-- RECORD LIST --
════
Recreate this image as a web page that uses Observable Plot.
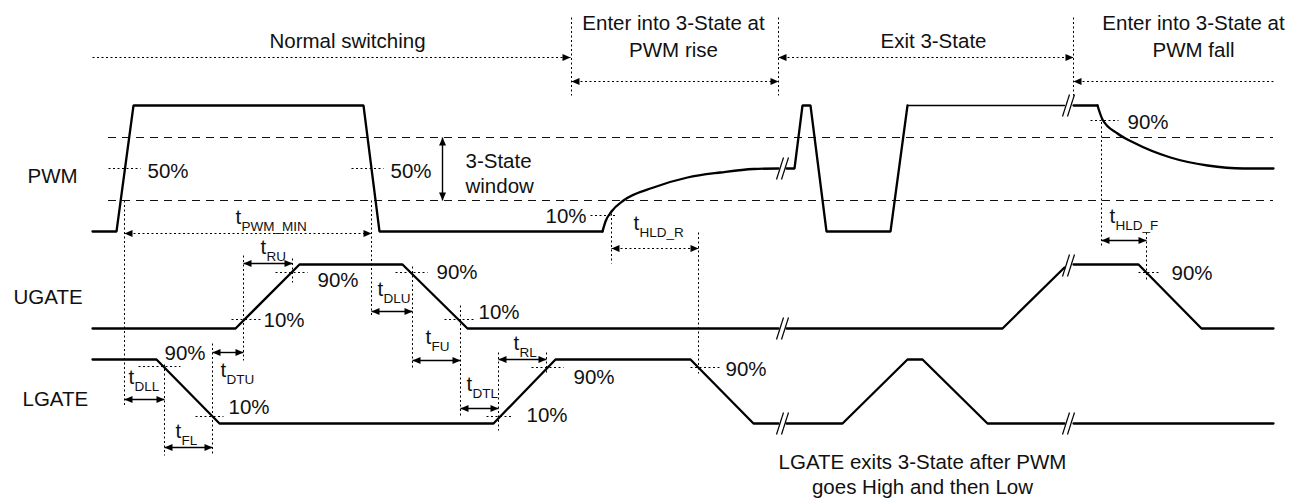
════
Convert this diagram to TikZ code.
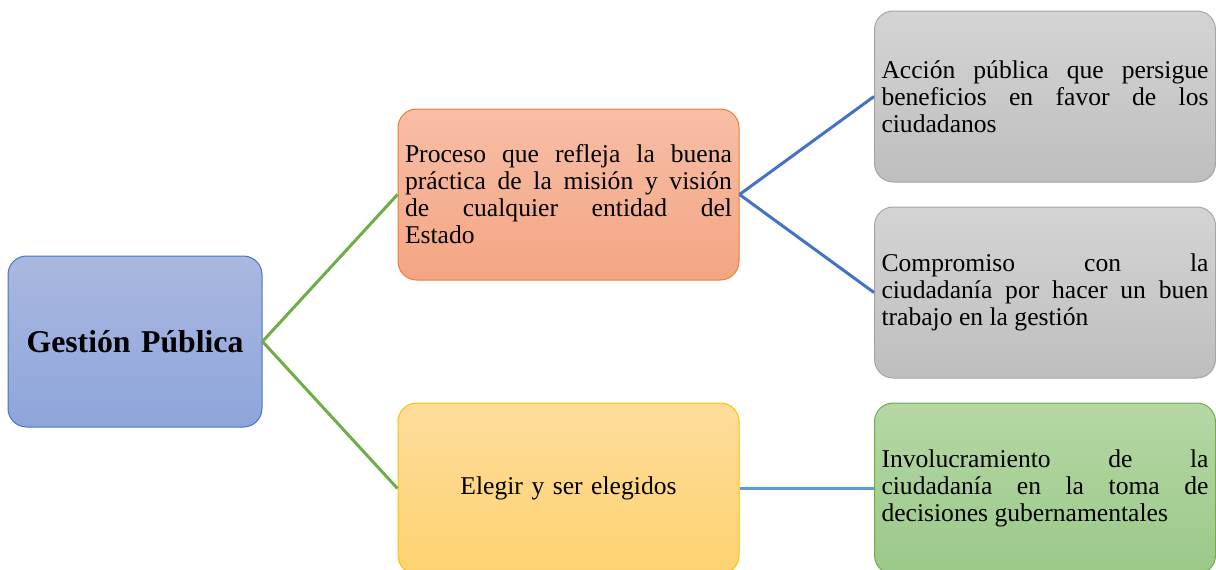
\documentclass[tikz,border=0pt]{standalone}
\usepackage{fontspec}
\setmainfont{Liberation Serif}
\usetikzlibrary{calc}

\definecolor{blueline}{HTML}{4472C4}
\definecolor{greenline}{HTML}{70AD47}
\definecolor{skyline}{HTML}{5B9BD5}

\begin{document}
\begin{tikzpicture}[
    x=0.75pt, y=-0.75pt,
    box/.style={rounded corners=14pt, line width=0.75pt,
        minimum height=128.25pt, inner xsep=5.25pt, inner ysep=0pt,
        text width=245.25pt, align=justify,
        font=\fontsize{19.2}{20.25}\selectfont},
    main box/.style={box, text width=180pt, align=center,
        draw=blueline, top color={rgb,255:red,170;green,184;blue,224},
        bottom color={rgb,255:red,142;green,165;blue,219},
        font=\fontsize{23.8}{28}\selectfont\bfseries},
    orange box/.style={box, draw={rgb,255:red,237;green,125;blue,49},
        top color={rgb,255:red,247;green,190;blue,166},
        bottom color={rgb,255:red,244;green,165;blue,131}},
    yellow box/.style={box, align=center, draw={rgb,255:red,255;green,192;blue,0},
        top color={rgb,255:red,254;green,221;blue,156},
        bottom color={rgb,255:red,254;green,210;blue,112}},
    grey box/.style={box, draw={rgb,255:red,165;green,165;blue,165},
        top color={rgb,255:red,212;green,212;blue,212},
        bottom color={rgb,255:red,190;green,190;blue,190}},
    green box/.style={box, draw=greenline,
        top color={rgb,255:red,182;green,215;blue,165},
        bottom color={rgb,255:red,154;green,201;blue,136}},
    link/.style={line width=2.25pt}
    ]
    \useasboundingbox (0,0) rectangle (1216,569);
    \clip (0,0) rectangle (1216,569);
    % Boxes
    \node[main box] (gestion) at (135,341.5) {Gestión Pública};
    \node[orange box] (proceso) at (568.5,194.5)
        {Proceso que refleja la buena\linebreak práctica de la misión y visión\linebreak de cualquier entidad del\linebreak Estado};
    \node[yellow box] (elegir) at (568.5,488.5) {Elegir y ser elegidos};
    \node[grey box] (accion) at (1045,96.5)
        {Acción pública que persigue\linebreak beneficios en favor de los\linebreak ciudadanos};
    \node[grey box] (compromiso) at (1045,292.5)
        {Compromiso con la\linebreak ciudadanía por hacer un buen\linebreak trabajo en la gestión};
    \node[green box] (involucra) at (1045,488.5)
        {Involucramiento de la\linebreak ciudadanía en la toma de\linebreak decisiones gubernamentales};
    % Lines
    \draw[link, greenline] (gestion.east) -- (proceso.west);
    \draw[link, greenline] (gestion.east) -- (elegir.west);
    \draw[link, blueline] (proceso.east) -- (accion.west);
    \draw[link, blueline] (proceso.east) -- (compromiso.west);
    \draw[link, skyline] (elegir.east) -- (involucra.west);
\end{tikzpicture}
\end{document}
════
-- EXERCISE INSTRUCTIONS --
Gather every line from the listing above in which the word "this" appears.

-- OUTPUT BELOW --
Recreate this image as a web page that uses Observable Plot.
Convert this diagram to TikZ code.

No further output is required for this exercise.